Philippines' external debt servicing jumps nearly 20%


The country’s servicing of external debt increased by 19.84 percent to $14.475 billion as of the end of October 2024 compared to $12.078 billion same period in 2023 due to prepayments or repayments of public and private sector’s foreign obligations.

Debt service burden represents both principal and interest payments after rescheduling. The principal and interest payments on fixed medium to long term credits include International Monetary Fund credits, other loans and facilities.

As of end-October last year, debt service principal payments went up by 23.57 percent to $7.846 billion versus $6.349 billion same time in 2023, based on Bangko Sentral ng Pilipinas (BSP) data. Principal external debt service are mostly fixed and revolving short-term liabilities.

Interest payments also increased by 15.68 percent to $6.629 billion from $5.73 billion.

The external debt service data is an indicator of debt sustainability. When the government or private sector prepays, these are on loans and bond redemptions or repayments.

External debt sustainability refers to a country’s capacity to meet its current and future payment obligations without debt relief, extraordinary assistance or going into default. BSP officials said that when both the government and private sector makes a lot of prepayments or repayments, the debt service burden increases.

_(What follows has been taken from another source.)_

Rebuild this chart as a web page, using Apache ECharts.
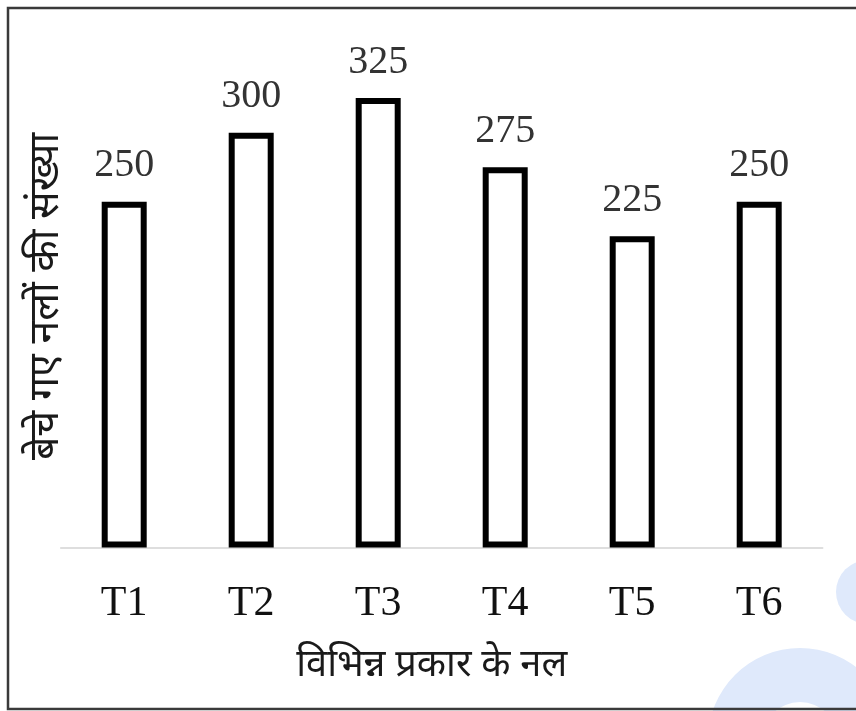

It declines when there are no prepayments of loans and bond redemptions or repayments.

Philippines’ outstanding external debt as of end-September 2024 rose to $139.643 billion, up by 17.5 percent from $118.833 billion same period in 2023. The external debt increased because of more foreign borrowings by both the government and private sector, and non-residents’ investments in onshore debt securities.

The public sector external debt increased to $86.88 billion during the period, about 62 percent of the total outstanding external debt. Bulk or $80.13 billion of public sector obligations are government loans, while the remaining $6.76 billion are borrowings of government-owned and controlled corporations, government financial institutions and the BSP.

Private sector debt, in the meantime, also increased to $52.76 billion as of end-September last year.

The BSP has noted that the debt service ratio (DSR), which relates principal and interest payments or the debt service burden to exports of goods and receipts from services and primary income, improved to 11.6 percent as of end-September from 10.4 percent same time in 2023.

At current levels, the DSR which measures the country’s capacity to pay for maturing loans, and the gross international reserves are considered adequate cover for the country’s short-term debt. The Philippines has a US dollar stock of $106.8 billion as of end-December 2024.